In Woche 52 waren 39,0% der weiterbehandelten Patienten aus Kohorte 1 und 2, die alle acht Wochen mit Vedolizumab weiterbehandelt wurden, in einer klinischen Remission, mit einem vierwöchigen Dosierungsintervall waren es 36,4% verglichen mit 21,6% unter Plazebo (p<0,001 und p=0,004 für die zwei Vedolizumab-Gruppen vs. Plazebo).
Bei 4,0% der Studienteilnehmer entwickelten sich Antikörper gegen Vedolizumab.
Schwere UAW traten mit Vedolizumab häufiger auf als mit Plazebo (24,4% versus 15,3%), darunter waren zum Beispiel schwere Infektionen (5,5% vs. 3,0%), aber keine PML.
Fazit
Die Ergebnisse der GEMINI-1- und 2-Studien belegen, dass der darmspezifische, humanisierte, monoklonale Antikörper Vedolizumab eine Behandlungsoption für chronisch entzündliche Darmerkrankungen darstellt. Allerdings fiel die Wirkung bei Patienten mit Colitis ulcerosa deutlicher aus als für solche mit Morbus Crohn. Auch schwere UAW kamen bei Morbus Crohn häufiger vor, allerdings trat in beiden Studien keine PML auf.
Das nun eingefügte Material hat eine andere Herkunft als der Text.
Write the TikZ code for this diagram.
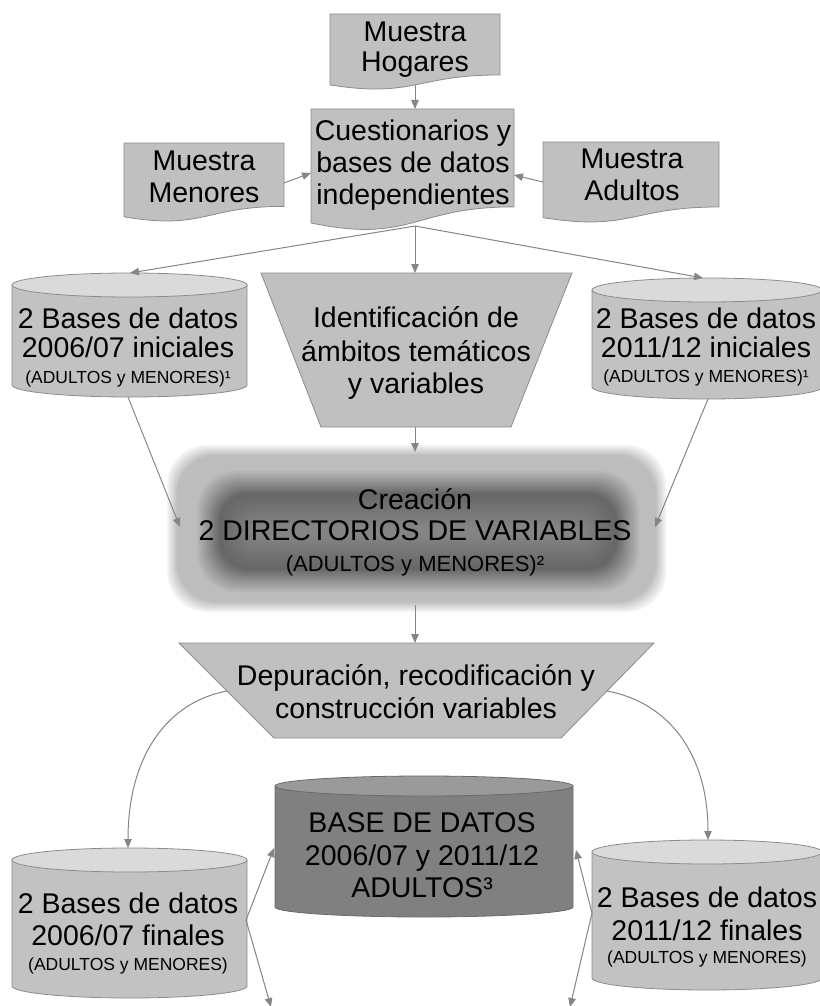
\documentclass[tikz,border=0pt]{standalone}
\usepackage{fontspec}
\setmainfont{Liberation Sans}
\usetikzlibrary{arrows.meta}
\definecolor{lightg}{HTML}{C0C0C0}
\definecolor{cylbodyc}{HTML}{C2C2C2}
\definecolor{cyltopc}{HTML}{DADADA}
\definecolor{outl}{HTML}{8C8C8C}
\definecolor{darkbody}{HTML}{808080}
\definecolor{darktop}{HTML}{9A9A9A}
\definecolor{darkoutl}{HTML}{6A6A6A}
\definecolor{arrowc}{HTML}{858585}
\newcommand\docshape[4]{%
  \filldraw[shapebox] (#1,#2) -- (#3,#2) -- (#3,{#2+0.802*#4})
    .. controls ({(#1+#3)/2},{#2+0.802*#4}) and ({(#1+#3)/2},{#2+1.107*#4}) ..
    (#1,{#2+0.934*#4}) -- cycle;}
\newcommand\cylshape[7]{%
  \pgfmathsetmacro\cxc{(#1+#2)/2}%
  \pgfmathsetmacro\crx{(#2-#1)/2}%
  \filldraw[#6] (#1,#3) -- (#1,#4)
    .. controls (#1,{#4+0.5523*#5}) and ({\cxc-0.5523*\crx},{#4+#5}) .. (\cxc,{#4+#5})
    .. controls ({\cxc+0.5523*\crx},{#4+#5}) and (#2,{#4+0.5523*#5}) .. (#2,#4)
    -- (#2,#3) -- cycle;
  \filldraw[#7] (\cxc,#3) ellipse [x radius=\crx, y radius=#5];}
\tikzset{
  shapebox/.style={fill=lightg, draw=outl, line width=0.8pt},
  lcylbody/.style={fill=cylbodyc, draw=outl, line width=0.8pt},
  lcyltop/.style={fill=cyltopc, draw=outl, line width=0.8pt},
  dcylbody/.style={fill=darkbody, draw=darkoutl, line width=0.8pt},
  dcyltop/.style={fill=darktop, draw=darkoutl, line width=0.8pt},
  txt/.style={inner sep=0pt, anchor=base, font=\fontsize{28.5}{33}\selectfont},
  smalltxt/.style={inner sep=0pt, anchor=base, font=\fontsize{17.5}{20}\selectfont},
  midtxt/.style={inner sep=0pt, anchor=base, font=\fontsize{22}{26}\selectfont},
  conn/.style={draw=arrowc, line width=1pt, -{Triangle[length=9pt,width=7.5pt]}},
}
\begin{document}
\begin{tikzpicture}[x=1pt,y=-1pt]
\useasboundingbox (0,0) rectangle (819,1006);
\fill[white] (0,0) rectangle (819,1006);

% ---- named connection points
\coordinate (hogB) at (415,85);
\coordinate (cuestT) at (415,109);
\coordinate (cuestB) at (415,226);
\coordinate (cuestL) at (311,173);
\coordinate (cuestR) at (514,175);
\coordinate (menR) at (284,183);
\coordinate (adL) at (543,182);
\coordinate (lcylT) at (130,273);
\coordinate (lcylB) at (128,397);
\coordinate (identT) at (415,273);
\coordinate (identB) at (415,427);
\coordinate (rcylT) at (703,278);
\coordinate (rcylB) at (708,399);
\coordinate (creaT) at (415,452);
\coordinate (creaL) at (180,527);
\coordinate (creaR) at (655,527);
\coordinate (creaB) at (415,605);
\coordinate (depT) at (415,643);
\coordinate (depL) at (227,691);
\coordinate (depR) at (607,691);
\coordinate (lfinT) at (128,848);
\coordinate (rfinT) at (708,840);
\coordinate (lfinR) at (246,920);
\coordinate (rfinL) at (592,913);
\coordinate (baseL) at (274,848);
\coordinate (baseR) at (576,850);
\coordinate (offL) at (271,1007);
\coordinate (offR) at (570,1007);

% ---- cylinders row 2
\cylshape{12}{247}{285}{385}{12}{lcylbody}{lcyltop}
\cylshape{592}{822}{290}{387}{12}{lcylbody}{lcyltop}
% ---- trapezoid Identificacion
\filldraw[shapebox] (261,273) -- (572,273) -- (511,427) -- (321,427) -- cycle;

% ---- Creacion glow box: soft outer panel
\foreach \d in {0,1,...,10}{
  \pgfmathsetmacro\p{4+2.2*\d}
  \fill[black!\p, rounded corners=40pt] ({167+\d},{445+\d}) rectangle ({666-\d},{612-\d});
}
% ---- Creacion glow box: blurred dark core
\foreach \e in {-14,-12,...,44}{
  \pgfmathsetmacro\p{ifthenelse(\e<=10, 26+(\e+14)*1.4, 60-(\e-10)*0.35)}
  \pgfmathsetmacro\r{max(1,min(34-0.5*\e, (97-2*\e)/2-0.3))}
  \fill[black!\p, rounded corners=\r pt] ({209+\e},{483+\e}) rectangle ({627-\e},{580-\e});
}

% ---- trapezoid Depuracion
\filldraw[shapebox] (179,643) -- (654,643) -- (561,738) -- (274,738) -- cycle;

% ---- bottom cylinders
\cylshape{275}{573}{786}{907}{10}{dcylbody}{dcyltop}
\cylshape{12}{247}{860}{986}{12}{lcylbody}{lcyltop}
\cylshape{592}{822}{852}{978}{12}{lcylbody}{lcyltop}

% ---- side documents
\docshape{124}{143}{284}{79}
\docshape{543}{142}{719}{81}

% ---- fan connectors (start hidden under Cuestionarios)
\draw[conn] (cuestB) -- (lcylT);
\draw[conn] (cuestB) -- (identT);
\draw[conn] (cuestB) -- (rcylT);

% ---- top documents
\docshape{311}{109}{514}{122}
\docshape{330}{14}{500}{76}

% ---- other connectors
\draw[conn] (hogB) -- (cuestT);
\draw[conn] (menR) -- (cuestL);
\draw[conn] (adL) -- (cuestR);
\draw[conn] (identB) -- (creaT);
\draw[conn] (lcylB) -- (creaL);
\draw[conn] (rcylB) -- (creaR);
\draw[conn] (creaB) -- (depT);
\draw[conn] (depL) .. controls (168,702) and (128,755) .. (lfinT);
\draw[conn] (depR) .. controls (667,702) and (708,752) .. (rfinT);
\draw[conn] (lfinR) -- (baseL);
\draw[conn] (lfinR) -- (offL);
\draw[conn] (rfinL) -- (baseR);
\draw[conn] (rfinL) -- (offR);

% ---- texts
\node[txt] (hog1) at (415,42) {Muestra};
\node[txt] (hog2) at (415,72) {Hogares};
\node[txt] (cue1) at (413,140) {Cuestionarios y};
\node[txt] (cue2) at (413,172) {bases de datos};
\node[txt] (cue3) at (413,204) {independientes};
\node[txt] (men1) at (204,170) {Muestra};
\node[txt] (men2) at (204,202) {Menores};
\node[txt] (adu1) at (632,168) {Muestra};
\node[txt] (adu2) at (632,200) {Adultos};
\node[txt] (li1) at (128,328) {2 Bases de datos};
\node[txt] (li2) at (128,357) {2006/07 iniciales};
\node[smalltxt] (li3) at (128,383) {(ADULTOS y MENORES)¹};
\node[txt] (id1) at (416,327) {Identificación de};
\node[txt] (id2) at (416,361) {ámbitos temáticos};
\node[txt] (id3) at (416,393) {y variables};
\node[txt] (ri1) at (706,328) {2 Bases de datos};
\node[txt] (ri2) at (706,357) {2011/12 iniciales};
\node[smalltxt] (ri3) at (706,382) {(ADULTOS y MENORES)¹};
\node[txt] (cr1) at (415,509) {Creación};
\node[txt] (cr2) at (415,540) {2 DIRECTORIOS DE VARIABLES};
\node[midtxt] (cr3) at (415,571) {(ADULTOS y MENORES)²};
\node[txt] (de1) at (416,685) {Depuración, recodificación y};
\node[txt] (de2) at (416,718) {construcción variables};
\node[txt] (bd1) at (422,832) {BASE DE DATOS};
\node[txt] (bd2) at (422,865) {2006/07 y 2011/12};
\node[txt] (bd3) at (422,897) {ADULTOS³};
\node[txt] (lf1) at (128,913) {2 Bases de datos};
\node[txt] (lf2) at (128,945) {2006/07 finales};
\node[smalltxt] (lf3) at (128,970) {(ADULTOS y MENORES)};
\node[txt] (rf1) at (707,907) {2 Bases de datos};
\node[txt] (rf2) at (707,940) {2011/12 finales};
\node[smalltxt] (rf3) at (707,963) {(ADULTOS y MENORES)};
\end{tikzpicture}
\end{document}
Alle Studienteilnehmer litten nur an einer mittleren Krankheitsaktivität. Es bleibt zu untersuchen, wie der Therapievorteil bei schweren Fällen aussieht, für die insbesondere nach neuen Behandlungsstrategien gesucht wird.
Quellen
1. Feagan BG, et al. Vedolizumab as induction and maintenance therapy for ulcerative colitis. N Engl J Med 2013;369:699–710.
2. Sandborn WJ, et al. Vedolizumab as induction and maintenance therapy for Crohn’s disease. N Engl J Med 2013;369:711–21.
3. Cominelli F. Inhibition of leukocyte trafficking in inflammatory bowel disease. N Engl J Med 2013;369:775–6.